Of course, it’s not long before the X-Men discover that Jean is alive and well, so that’s pretty much the end of Scott and Colleen, but not the end of Scott’s wandering eye. Before long, Phoenix sacrifices herself on the moon and Cyclops leaves the X-Men to deal with his grief… again. This time, instead of ending up at Colleen’s apartment, he finds himself working at sea on a boat captained by the attractive Lee Forrester. And wouldn’t you know it… even though Scott originally tells her that he doesn’t want to get involved again so soon after Jean’s death, it’s just two issues later (a few hours, Marvel time) that we see Scott and Lee being awfully huggy and kissy with each other.
But I’m getting ahead of myself.
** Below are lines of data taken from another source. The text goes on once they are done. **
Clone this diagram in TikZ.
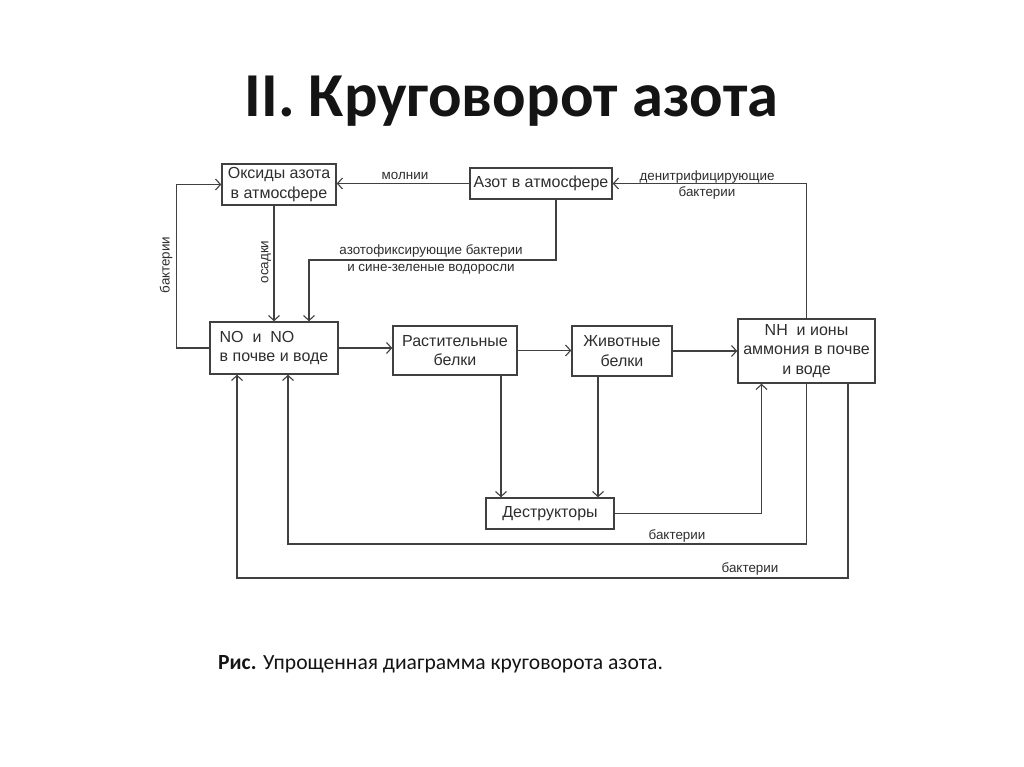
\documentclass[tikz,border=0pt]{standalone}
\usepackage{fontspec}
\setmainfont{Liberation Sans}
\newfontfamily\calib{Carlito}
\usetikzlibrary{arrows.meta}
\definecolor{ink}{HTML}{2E2E2E}
\definecolor{lineink}{HTML}{404040}
\tikzset{
  box/.style={draw=lineink, line width=1.5pt, text=ink, inner sep=1pt, align=center, font=\fontsize{16}{19.5}\selectfont},
  arr/.style={draw=lineink, line width=1.5pt, -{Straight Barb[length=5pt,width=11pt,line width=1.1pt]}},
  lbl/.style={text=ink, inner sep=0pt, align=center, font=\fontsize{13.4}{16.5}\selectfont},
}
\begin{document}
\begin{tikzpicture}[x=1pt,y=-1pt]
\useasboundingbox (0,0) rectangle (1024,767);
\fill[white] (0,0) rectangle (1024,767);
% title
\node[anchor=base, inner sep=0pt, text=black!92, font=\calib\bfseries\fontsize{62.5}{66}\selectfont] (title) at (511.5,117) {II. Круговорот азота};
% boxes
\node[box, minimum width=114pt, minimum height=41pt] (ox) at (279,184.5) {Оксиды азота\\в атмосфере};
\node[box, minimum width=142pt, minimum height=31pt] (az) at (541,183.5) {Азот в атмосфере};
\node[box, minimum width=128pt, minimum height=52pt, align=left] (no) at (274,348) {NO\ \ и\ \ NO\\в почве и воде};
\node[box, minimum width=124pt, minimum height=49pt] (rast) at (455,350.5) {Растительные\\белки};
\node[box, minimum width=100pt, minimum height=50pt] (zhiv) at (622,351) {Животные\\белки};
\node[box, minimum width=137pt, minimum height=64pt] (nh) at (806.5,351) {NH\ \ и ионы\\аммония в почве\\и воде};
\node[box, minimum width=128pt, minimum height=31pt] (destr) at (550,513.5) {Деструкторы};
% connectors
\draw[arr] (az.west) -- (az.west -| ox.east);
\draw[arr] (nh.north) |- (az.east);
\draw[arr] (no.west) -- ++(-33,0) |- (ox.west);
\draw[arr] (ox.south -| no.north) -- (no.north);
\draw[arr] ([xshift=15pt]az.south) |- ([xshift=35pt]no.north |- 0,260) -- ([xshift=35pt]no.north);
\draw[arr] (no.east) -- (no.east -| rast.west);
\draw[arr] (rast.east) -- (rast.east -| zhiv.west);
\draw[arr] (zhiv.east) -- (zhiv.east -| nh.west);
\draw[arr] ([xshift=46pt]rast.south) -- ([xshift=46pt]rast.south |- destr.north);
\draw[arr] ([xshift=-24pt]zhiv.south) -- ([xshift=-24pt]zhiv.south |- destr.north);
\draw[arr] (destr.east) -| ([xshift=-45pt]nh.south);
\draw[arr] (nh.south) -- ++(0,160) -| ([xshift=14pt]no.south);
\draw[arr] ([xshift=41.5pt]nh.south) -- ++(0,194) -| ([xshift=-37pt]no.south);
% labels
\node[lbl] (l1) at (405,176) {молнии};
\node[lbl] (l2) at (707,185) {денитрифицирующие\\бактерии};
\node[lbl] (l3) at (431,259.5) {азотофиксирующие бактерии\\и сине-зеленые водоросли};
\node[lbl, rotate=90] (l4) at (166,265) {бактерии};
\node[lbl, rotate=90] (l5) at (266,262) {осадки};
\node[lbl] (l6) at (677,536) {бактерии};
\node[lbl] (l7) at (750,569) {бактерии};
% caption
\node[anchor=base west, inner sep=0pt, text=black!92, font=\calib\fontsize{21.6}{24}\selectfont] (cap) at (218,669) {\textbf{Рис.} Упрощенная диаграмма круговорота азота.};
\end{tikzpicture}
\end{document}
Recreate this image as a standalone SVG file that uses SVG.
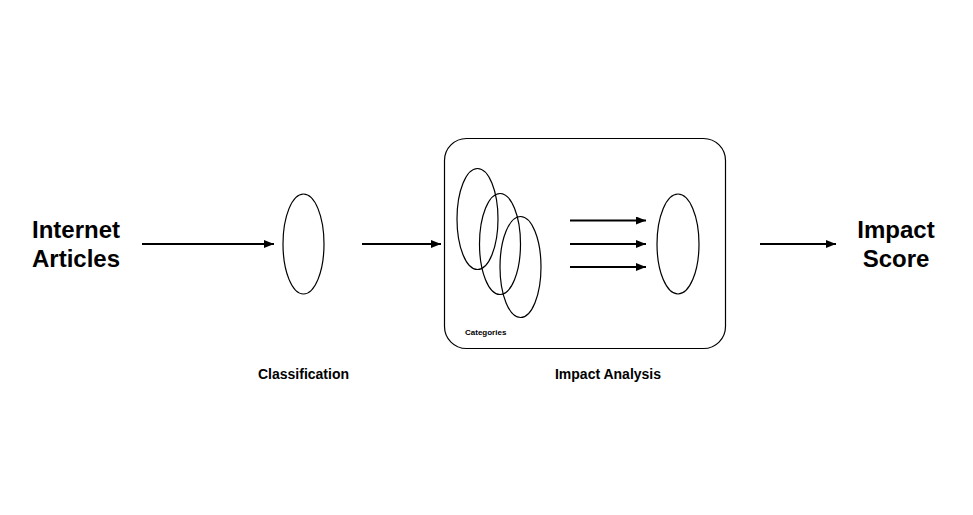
<svg xmlns="http://www.w3.org/2000/svg" width="973" height="515" viewBox="0 0 973 515">
<style>
.big{font-family:"Liberation Sans",Arial,sans-serif;font-weight:bold;font-size:24px;fill:#000;text-anchor:middle}
.lbl{font-family:"Liberation Sans",Arial,sans-serif;font-weight:bold;font-size:14px;fill:#000;text-anchor:middle}
.sm{font-family:"Liberation Sans",Arial,sans-serif;font-weight:bold;font-size:8px;fill:#000}
.shape{fill:none;stroke:#000;stroke-width:1.2}
.conn{stroke:#000;stroke-width:2;fill:none;marker-end:url(#ah)}
</style>
<defs>
<marker id="ah" markerWidth="10" markerHeight="8" refX="10" refY="4" orient="auto" markerUnits="userSpaceOnUse">
<path d="M0,0 L10,4 L0,8 Z" fill="#000"/>
</marker>
</defs>
<rect width="973" height="515" fill="#fff"/>
<g id="input">
<text class="big" x="76" y="238">Internet</text>
<text class="big" x="76" y="267">Articles</text>
</g>
<g id="classification">
<ellipse class="shape" cx="303.5" cy="244" rx="20.5" ry="50"/>
<text class="lbl" x="303.5" y="379">Classification</text>
</g>
<g id="impact-analysis">
<rect class="shape" x="444.5" y="138.5" width="281" height="210" rx="22" ry="22"/>
<ellipse class="shape" cx="477.5" cy="219" rx="20.5" ry="50.5"/>
<ellipse class="shape" cx="500" cy="244" rx="20.5" ry="50.5"/>
<ellipse class="shape" cx="520.5" cy="267" rx="20.5" ry="50.5"/>
<ellipse class="shape" cx="678" cy="244" rx="21" ry="50"/>
<text class="sm" x="465" y="335">Categories</text>
<text class="lbl" x="608" y="379">Impact Analysis</text>
</g>
<g id="output">
<text class="big" x="896" y="238">Impact</text>
<text class="big" x="896" y="267">Score</text>
</g>
<g id="connectors">
<line class="conn" x1="142" y1="244" x2="274" y2="244"/>
<line class="conn" x1="362" y1="244" x2="441" y2="244"/>
<line class="conn" x1="570" y1="220.5" x2="646" y2="220.5"/>
<line class="conn" x1="570" y1="244" x2="646" y2="244"/>
<line class="conn" x1="570" y1="267" x2="646" y2="267"/>
<line class="conn" x1="760" y1="244" x2="836" y2="244"/>
</g>
</svg>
The fear of isolation that made Cyclops such a fantastic character has its origins, and they were revealed in two of my all-time favorite Marvel stories: “Little Boy Lost” and “When Dreams Are Dust”, told brilliantly by (again!) Claremont in Classic X-Men #41-42. It was here that we readers finally got to see just how screwed up Scott Summers was as a kid… and we also got to see just how terribly he was manipulated by the villain called Sinister. The issues are hard to find, but they’re a real treat if you can track them down, as we see the cycle of loss begin in young Scott’s life. After losing his parents and then his brother, Sinister causes even more destruction in the life of the young hero. From the suicide of a childhood acquaintance, to the disappearance and death of his foster family, to the final betrayal of his only real friend, it’s easy to see why Scott grew into a man afraid of being alone. Add destructive mutant eyes and a deep-seated fear of flight to the mix, and it’s a wonder that Professor X was able to make Scott so relatively normal.
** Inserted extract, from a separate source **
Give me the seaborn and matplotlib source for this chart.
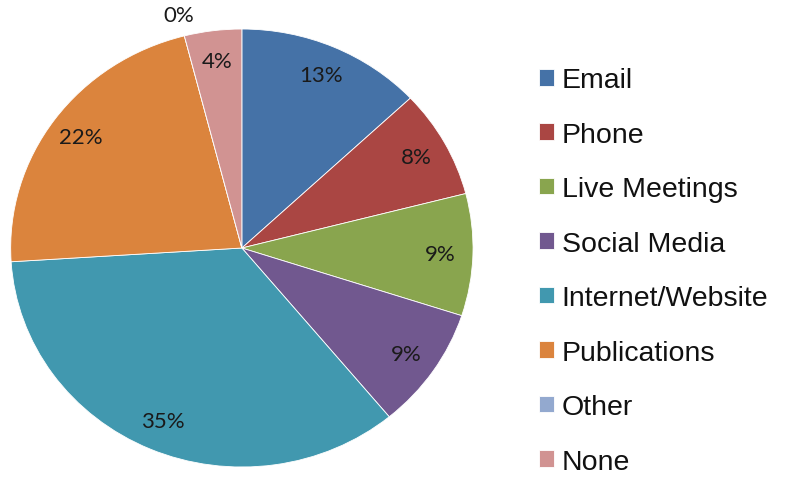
import matplotlib
matplotlib.use("Agg")
import matplotlib.pyplot as plt
import seaborn as sns
import numpy as np

# chart data
categories = ["Email", "Phone", "Live Meetings", "Social Media",
              "Internet/Website", "Publications", "Other", "None"]
shares = [13, 8, 9, 9, 35, 22, 0, 4]
colors = ["#4572A7", "#AA4643", "#89A54E", "#71588F",
          "#4198AF", "#DB843D", "#93A9CF", "#D19392"]

sns.set_theme(style="white")
plt.rcParams["font.family"] = ["Liberation Sans", "DejaVu Sans"]

fig = plt.figure(figsize=(7.85, 4.81), dpi=100)
# pie area (slightly wider than tall, as in the reference)
ax = fig.add_axes([0.0136, 0.027, 0.589, 0.9106])

palette = sns.color_palette(colors)
wedges, _ = ax.pie(shares, colors=palette, startangle=90, counterclock=False,
                   wedgeprops=dict(edgecolor="white", linewidth=0.6))
ax.set_aspect("auto")
ax.set_xlim(-1, 1)
ax.set_ylim(-1, 1)
ax.axis("off")

# percent labels: inside the slice, empty slices get an outside label
for w, val in zip(wedges, shares):
    mid = np.deg2rad((w.theta1 + w.theta2) / 2)
    r = 0.86 if val > 0 else 1.1
    ax.text(r * np.cos(mid), r * np.sin(mid), f"{val}%", ha="center", va="center",
            fontsize=16, family=["Lato", "DejaVu Sans"], color="#1a1a1a",
            clip_on=False)

leg = fig.legend(wedges, categories, loc="center left",
                 bbox_to_anchor=(539 / 785, 1 - 272 / 481), frameon=False,
                 fontsize=20.5, handlelength=0.52, handleheight=0.52,
                 handletextpad=0.28, labelspacing=1.0, borderpad=0,
                 borderaxespad=0)
for t in leg.get_texts():
    t.set_color("#111111")

fig.savefig("out.png", dpi=100)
Of course, these days, Scott isn’t afraid of flight, and he’s come to terms with his unstoppable mutant power. The one area where his childhood dementia seems to remain, though, is his fear of solitude. Because of his status as an X-Man, his dangerous power, and his own psychosis, Scott’s always had a lot of trouble keeping normal, steady relationships. Instead, he exhibits a tendency to immediately search for the next partner in his life, apparently subconsciously assuming that something terrible will happen to end his current relationship. He seemed to notice this in Uncanny X-Men #168 when he ended his relationship with Lee Forrester (claiming that he didn’t want to make a commitment he couldn’t keep). Wouldn’t you know it, though, it’s only two issues later that he’s fallen head over heels for a Jean Grey lookalike named Madelyne Pryor. Perhaps determined to not let this redhead get away from him, it only takes him five issues to marry her. (side note: Uncanny X-Men #175 is the greatest Cyclops story ever. Go read it.)
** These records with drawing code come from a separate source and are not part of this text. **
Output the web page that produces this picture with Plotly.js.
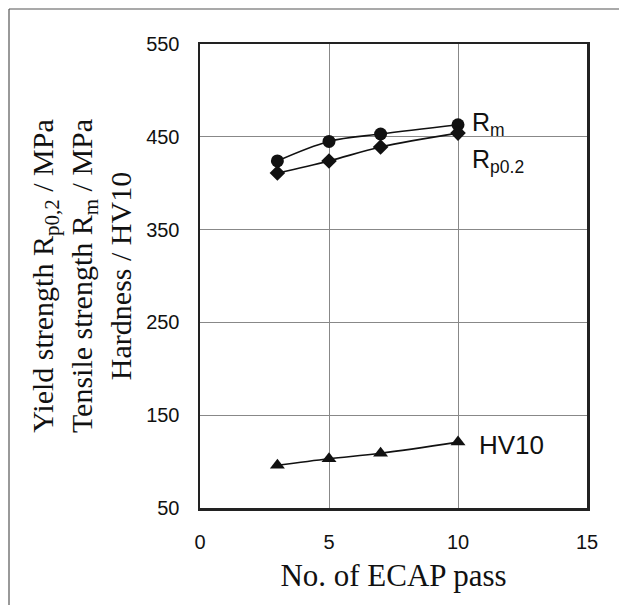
<!DOCTYPE html>
<html>
<head>
<meta charset="utf-8">
<script src="https://cdn.plot.ly/plotly-3.0.1.min.js"></script>
<style>html,body{margin:0;padding:0;background:#fff;}#chart{width:619px;height:605px;}</style>
</head>
<body>
<div id="chart"></div>
<script>
const passes = [3, 5, 7, 10];
const rm = [424, 445, 453, 463];
const rp02 = [411, 424, 439, 454];
const hv10 = [96, 103, 109, 121];
const xTicks = [0, 5, 10, 15];
const yTicks = [50, 150, 250, 350, 450, 550];

function series(y, symbol, size) {
  return {
    x: passes, y: y, type: 'scatter', mode: 'lines+markers',
    line: {color: '#111', width: 1.6, shape: 'spline', smoothing: 1},
    marker: {symbol: symbol, size: size, color: '#111'},
    showlegend: false, cliponaxis: false
  };
}
const data = [series(rm, 'circle', 13), series(rp02, 'diamond', 12), series(hv10, 'triangle-up', 13)];

const layout = {
  width: 619, height: 605,
  margin: {l: 200, r: 32, t: 44, b: 97},
  paper_bgcolor: '#fff', plot_bgcolor: '#fff',
  font: {family: 'Liberation Sans, Arial, sans-serif', color: '#111'},
  xaxis: {
    range: [0, 15], tickvals: xTicks, ticks: '', showgrid: true, gridcolor: '#888', gridwidth: 1,
    zeroline: false, showline: true, mirror: true, linecolor: '#222', linewidth: 2.5,
    tickfont: {size: 20, family: 'Liberation Sans, Arial, sans-serif'}, ticklabelstandoff: 14,
    title: {text: 'No. of ECAP pass', font: {family: 'Liberation Serif, Times New Roman, serif', size: 31}, standoff: 13}
  },
  yaxis: {
    range: [50, 550], tickvals: yTicks, ticks: '', showgrid: true, gridcolor: '#888', gridwidth: 1,
    zeroline: false, showline: true, mirror: true, linecolor: '#222', linewidth: 2.5,
    tickfont: {size: 20, family: 'Liberation Sans, Arial, sans-serif'}, ticklabelstandoff: 14,
    title: {text: 'Yield strength R<sub>p0,2</sub> / MPa<br>Tensile strength R<sub>m</sub> / MPa<br>Hardness / HV10',
            font: {family: 'Liberation Serif, Times New Roman, serif', size: 30}, standoff: 6}
  },
  annotations: [
    {x: 10.54, y: 464, xref: 'x', yref: 'y', text: 'R<sub>m</sub>', showarrow: false, xanchor: 'left', yanchor: 'middle', xshift: -2, font: {size: 25}},
    {x: 10.54, y: 424, xref: 'x', yref: 'y', text: 'R<sub>p0.2</sub>', showarrow: false, xanchor: 'left', yanchor: 'middle', xshift: -2, font: {size: 25}},
    {x: 10.85, y: 118, xref: 'x', yref: 'y', text: 'HV10', showarrow: false, xanchor: 'left', yanchor: 'middle', xshift: -3, font: {size: 26}}
  ],
  shapes: [
    {type: 'line', xref: 'paper', yref: 'paper', x0: (9 - 200) / 387, x1: (619 - 200) / 387 + 0.01, y0: (508 - 9) / 464, y1: (508 - 9) / 464, line: {color: '#555', width: 1.2}},
    {type: 'line', xref: 'paper', yref: 'paper', x0: (9 - 200) / 387, x1: (9 - 200) / 387, y0: (508 - 9) / 464, y1: (508 - 606) / 464, line: {color: '#555', width: 1.2}}
  ]
};
Plotly.newPlot('chart', data, layout, {displayModeBar: false, staticPlot: true});
</script>
</body>
</html>
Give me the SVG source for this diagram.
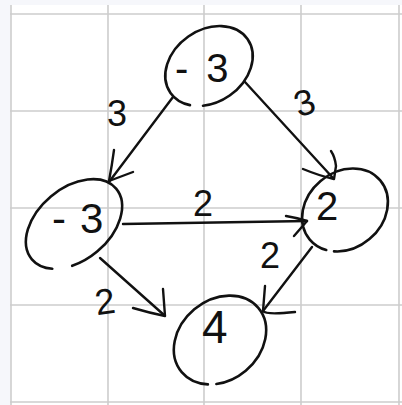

Happiness is, of course, not to last for Scott and Maddy… and wouldn’t you know it, it’s all Scott’s fault. They fight about Jean, they fight about Scott’s involvement with the X-Men, they fight about their new baby… and when Scott gets a call saying that Jean is alive, he jumps ship on his wife immediately. Sure enough, Jean’s alive… and for the next few months, Madelyne might as well be dead (except for that priceless moment where Scott accidentally calls Jean by his wife’s name). Of course, years later it would be revealed that Madelyne was an evil clone sent my Sinister to have Cyclops’ child, but that doesn’t change the undeniable fact that Scott Summers cheated on his wife and abandoned his family. Yes, it was later hinted that Sinister may have been manipulating Cyclops at the time, but I can’t buy it: the pattern of behavior had already been established.
It’s a pattern that would continue. Not long after Madelyne died, predictably, Scott proposed to Jean… who intelligently turned him down. Later, Scott’s roving eye would settle on Psylocke and they’d come fairly close to beginning an affair. Then, Scott and Jean finally would get married. From that point on, the oh-so-marketable nineties kicked into high gear, providing high-octane, bubble-gum action stories with a horrible lack of character development. Thus, I have to credit Scott’s fidelity during this period not to his own willpower, but instead to the prevalent writing and editorial trends of the time.
And now, in Grant Morrison’s New X-Men, Scott has been revealed as having a psychic affair with Emma Frost. It’s no surprise to me that this happened: Scott felt isolated after being cut off from his wife due to that horrible Apocalypse storyline, so, true to his character, the first woman that approached him was elected as his new ladyfriend. What is surprising to me is the vast quantity of people I discuss it with who are outraged by “Cyclops acting so far out of character.” This isn’t out of character; this is Scott’s character. I’m glad that Morrison understands that, but it’s a shame that he hasn’t taken the time to more fully illustrate this side of Cyclops to fans who only know him from the movie and/or the comics of the nineties.
Which brings us back to Bishop’s last line, “Now where the hell is Scott Summers?” Virtually missing from the recent movie and nearly non-existent in the pages of New X-Men, one of Marvel’s most popular and fascinating characters is hard to find these days. Cyclops has always been one of my favorite X-Men, due to his strong characterization and conflicting nature: a strong leader with a weakness for solitude. Yet since the revolution of Marvel began, I think I can count on my fingers the number of times I’ve seen him fire an optic blast. There was a time when you could count on Cyclops to headline at least one Marvel title per month, and at one point he was starring in as many as three at once. The character hasn’t lost his popularity, yet now he’s nowhere to be seen. He’s a fantastic character, and it looks like his current writer understands him very well… yet doesn’t seem to have a huge urge to actually write him.